Une enquête strictement indépendante aurait sans doute été préférable, mais l’objectif au départ était essentiellement interne: connaître la situation afin d’améliorer les formations. Les auteurs ont été surpris (et pris de court) par l’ampleur médiatique de l’événement… et par la tendance journalistique à ne présenter qu’une vérité tronquée…
Enfin, Pochet et Thirion ont toujours été d’accord sur le fait que l’enquête souffre de limites méthodologiques, notamment dans la formulation des questions et leur nombre. Mais ils ont préféré rester aussi fidèles que possible à l’étude canadienne originale pour permettre les comparaisons internationales (également avec les autres pays européens qui se sont lancés dans l’enquête).
La durée de ce questionnaire (15 minutes) leur paraissait déjà un maximum pour une participation bénévole large.

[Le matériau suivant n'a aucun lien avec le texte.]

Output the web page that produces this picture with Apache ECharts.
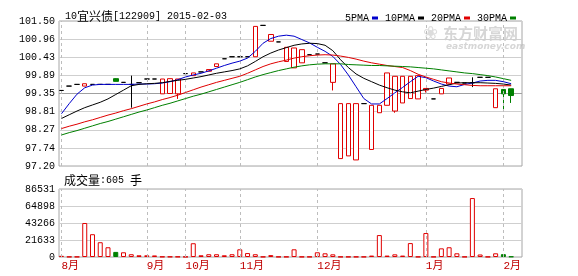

Scientifiquement, aucune étude n’amène à la vérité et à la certitude . C’est la multiplication des indices qui permet de renforcer ou d’infirmer une hypothèse.
Réponse avec la participation de P. Thirion.
Commentaire de Bernard Rentier, le 17 juin 2008 à 23:00Le rapport de synthèse de l’enquête CIUF/EduDOC sur les compétences informationnelles et documentaires des étudiants qui accèdent à l’enseignement supérieur en Communauté française de Belgique est maintenant accessible sur le site edudoc.be et sur le site du CIUF.